Lastly, it's a bit incongruent talking about how the Mississippi makes the Mississippi Valley so rich... when it's one of the most impoverished parts of the Untied States. You say, "the Mississippi Basin has the best farmland in the world and the best way to transport crops, making the region fabulously rich." But which region are we talking about? Mississippi and Alabama? (Not quite fabulously rich...). The Plains States? (More so!). Western Appalachia? (Less so!) The Midwest? Or are we talking about the entire United States, by extension?

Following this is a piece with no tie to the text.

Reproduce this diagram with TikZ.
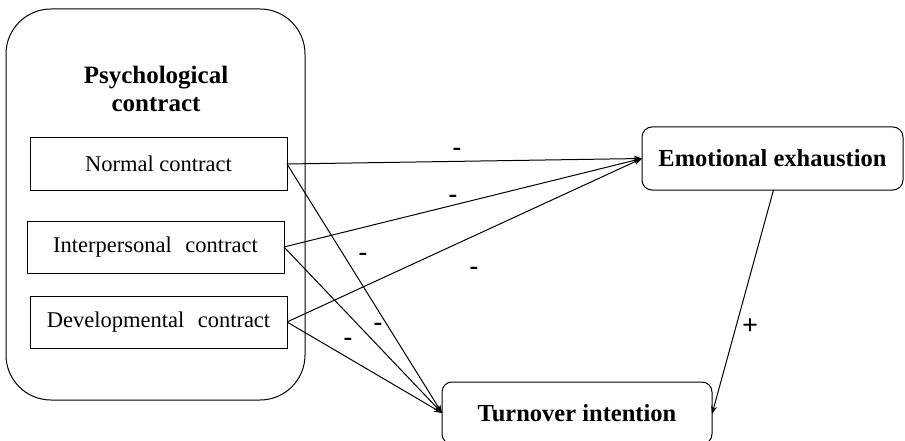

What you mean, I think, is that the Mississippi Basin was the secret for a lot of the initial "primitive accumulation" phase for 19th Century American capitalism and industrial development and that its remains a massive multiplier of commerce today? That can be true even if the actual wealth doesn't deposit as so much silt in the actual river basin itself. Because the closer to the Mississippi River proper you get, the less wealthy things are, relative to the rest of the United States.
An interesting & thought provoking article.
Not sure what you mean when you say Australia & New Zealand are modeled on the US system. They are parliamentary democracies (like Canada) & modeled on the British system, not that of the US, which is definitely not a parliamentary democracy.